Summit Financial Group, Inc. is a $1.7 billion in asset company headquartered in West Virginia, providing community banking services primarily in the Eastern Panhandle and South Central regions of the state, and the Northern and Shenandoah Valley regions of Virginia. Summit also operates an insurance subsidiary. In 2011, the company had net income of $4.1 million on assets of $1.5 billion. Today, the company has annualized net income of $16.8 million. A reversal of fortune from a 0.28% ROA to a 1.09%. How did they do it, from my perspective? 1: Margin expansion, and 2: Expense discipline. Annual operating expenses were $36.6 million in 2011, and are $33.2 million today. And that includes some of the expenses associated with an acquisition that is set to close shortly. So they grew. And spent less to do it. A bank that viewed its operating expenditures as investments. Amazing!

#4. MBT Financial Corp. (Nasdaq: MBTF)

In 1858, while Lincoln and Douglas debated for a US Senate seat, Benjamin Dansard started Dansard State Bank to operate from the back of Dansard General Store. Ultimately renamed Monroe Bank and Trust, this bank pre-dates the Civil War! Similar to IBCP above, MBT is a turnaround story. In 2011, non-performing assets/assets was at 7.7%. Today they are at 1.8%, and below 1% if you exclude restructured yet performing loans. The asset quality issues led to a $3.8 million loss in 2011. Since that time, nothing but black ink, leading to a year-to-date ROA of 1.10%, and ROE of 10.13%. How did they get there? A dramatic improvement in asset quality, a process and efficiency initiative that led to reduced costs and improved processes, and motivation. Insiders own over 22% of the company. That's motivation! Well done!  


BNCCORP, Inc., through its subsidiary BNC National Bank, offers community banking and wealth management services in Arizona, Minnesota, and North Dakota from 16 locations. It also conducts mortgage banking from 12 offices in Illinois, Kansas, Nebraska, Missouri, Minnesota, Arizona, and North Dakota. BNC suffered significant credit woes during 2008-09 which led to material losses in '09-10, and the decline in their tangible book value to $5.09/share at the end of 2010. Growth, supported by the oil boom in North Dakota's Bakken formation, and a robust mortgage banking business, is challenged due to  the decrease in oil and ag commodity prices. But earnings continue to increase in spite of the challenges. This has resulted in a tangible book value per share at September 30th of $22.51... a significant recovery and turnaround story that landed BNC in our top 5 for the third straight year. Your investment five years ago would have resulted in over an 800% total return!
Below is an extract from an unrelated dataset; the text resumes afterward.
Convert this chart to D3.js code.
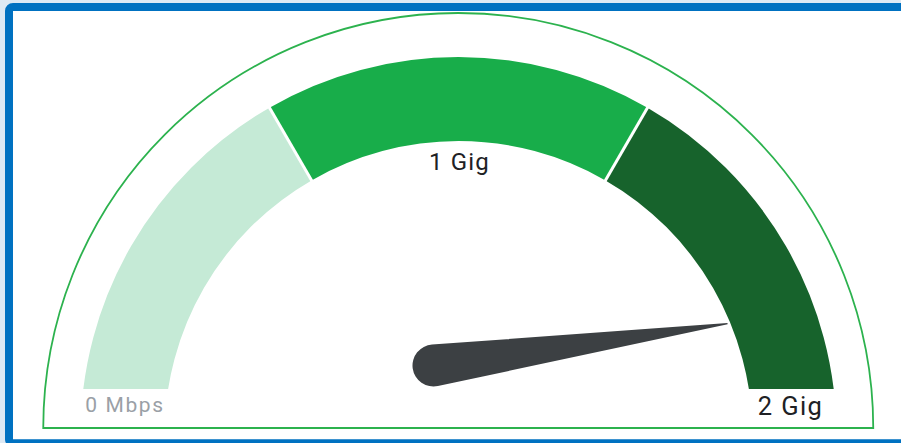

Here's how total return looks for you chart geeks, with the lower green, and flat line being the S&P 500 Bank Index.

There you have it! The JFB all stars in top 5, five-year total return. The largest of the lot is $2.5 billion in total assets. No SIFI banks on the list. Ask your investment banker why this is so.

Congratulations to all of the above that developed a specific strategy and is clearly executing well. Your shareholders have been rewarded!

Are you noticing themes that led to these banks' performance?

~ Jeff

Note: I make no investment recommendations in my blog. Please do not claim to invest in any security based on what you read here. You should make your own decisions in that regard. FINRA makes people take a test to ensure they know what they are doing before recommending securities. I'm sure that strategy works well.